Revision should feel uncomfortable — that’s where learning happens.

Comfort revision wastes time.


Strategy 6: Spaced Revision Schedule

Cramming fails in Computer Science because knowledge is layered.

A simple spacing structure:

  • Week 1: Topic A

  • Week 2: Topic B

  • Week 3: Return to Topic A

  • Week 4: Topic C

  • Week 5: Return to Topic B

Revisiting topics strengthens memory pathways.
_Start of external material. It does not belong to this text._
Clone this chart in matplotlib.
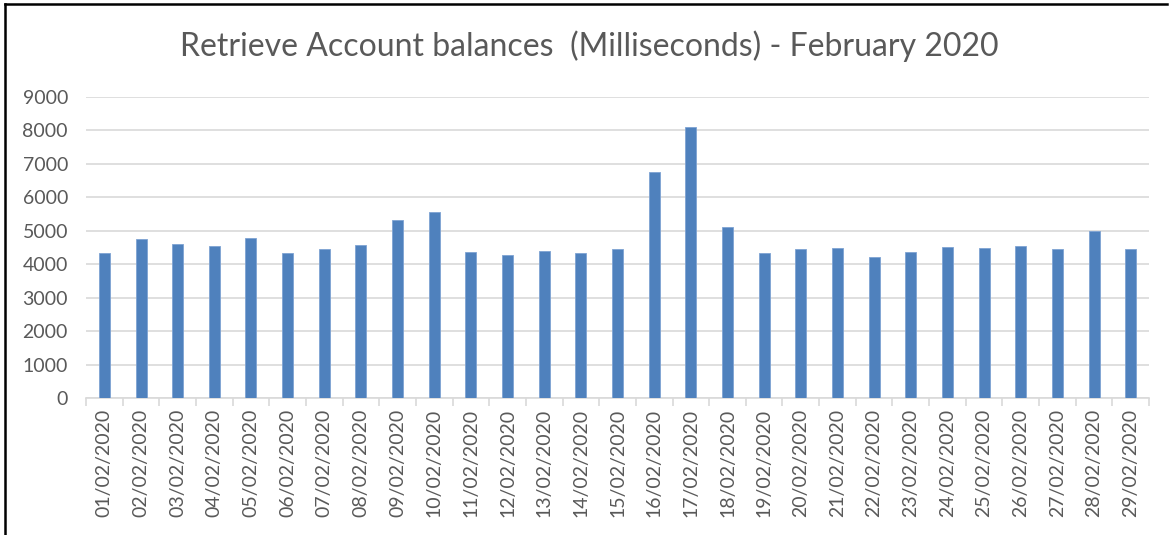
import matplotlib
matplotlib.use("Agg")
import matplotlib.pyplot as plt
from matplotlib.lines import Line2D
import numpy as np

# Data
days = ["%02d/02/2020" % d for d in range(1, 30)]
response_ms = [4340, 4750, 4610, 4530, 4780, 4340, 4460, 4560, 5330, 5550,
               4380, 4290, 4400, 4340, 4460, 6760, 8110, 5120, 4340, 4440,
               4470, 4230, 4360, 4500, 4480, 4530, 4440, 5000, 4460]
y_ticks = list(range(0, 10000, 1000))

plt.rcParams['font.family'] = ['Lato', 'DejaVu Sans']
text_col = "#595959"
grid_col = "#d9d9d9"

fig = plt.figure(figsize=(11.69, 5.35), dpi=100)
ax = fig.add_axes([0.0736, 0.2561, 0.9093, 0.5626])

x = np.arange(len(days))
ax.bar(x, response_ms, width=0.3, color="#4F81BD", edgecolor="#7EA3D3",
       linewidth=0.6, zorder=3)

ax.set_xlim(-0.5, len(days) - 0.5)
ax.set_ylim(0, 9000)
ax.set_yticks(y_ticks)
ax.set_yticklabels([str(v) for v in y_ticks])
ax.set_xticks(x)
ax.set_xticklabels(days, rotation=90)
ax.set_xticks(np.arange(-0.5, len(days), 1), minor=True)

ax.tick_params(axis='x', which='major', length=0, pad=8,
               labelsize=14, labelcolor=text_col)
ax.tick_params(axis='x', which='minor', length=6, color=grid_col, width=1.2)
ax.tick_params(axis='y', length=0, pad=13, labelsize=14, labelcolor=text_col)

ax.grid(axis='y', color=grid_col, linewidth=1.2, zorder=0)
for s in ['top', 'right', 'left']:
    ax.spines[s].set_visible(False)
ax.spines['bottom'].set_color(grid_col)
ax.spines['bottom'].set_linewidth(1.2)

fig.text(0.504, 0.913, "Retrieve Account balances  (Milliseconds) - February 2020",
         ha='center', va='center', fontsize=23, color=text_col)

# chart frame (left and top edges visible in the reference)
fig.add_artist(Line2D([0.004, 0.004], [0, 0.993], transform=fig.transFigure,
                      color='black', linewidth=1.8))
fig.add_artist(Line2D([0.004, 0.998], [0.993, 0.993], transform=fig.transFigure,
                      color='black', linewidth=1.8))

fig.savefig("out.png", dpi=100)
Even short revisits are powerful.


Classroom Implementation Ideas

Teachers can embed revision into normal lessons:

  • Starter retrieval quizzes

  • Exit ticket exam questions

  • Weekly mixed-topic tests

  • Peer marking with mark schemes

  • Flashcard homework

  • Coding mini-drills

Revision shouldn’t be separate from teaching — it should be woven into it.


Final Thought

The best GCSE Computer Science revision strategy isn’t about working harder.

It’s about working smarter:

✔ Retrieval over re-reading
✔ Mixing topics
✔ Short programming drills
✔ Exam technique focus
✔ Spaced repetition
✔ Targeting weaknesses

When students revise actively and strategically, confidence follows performance — not the other way around.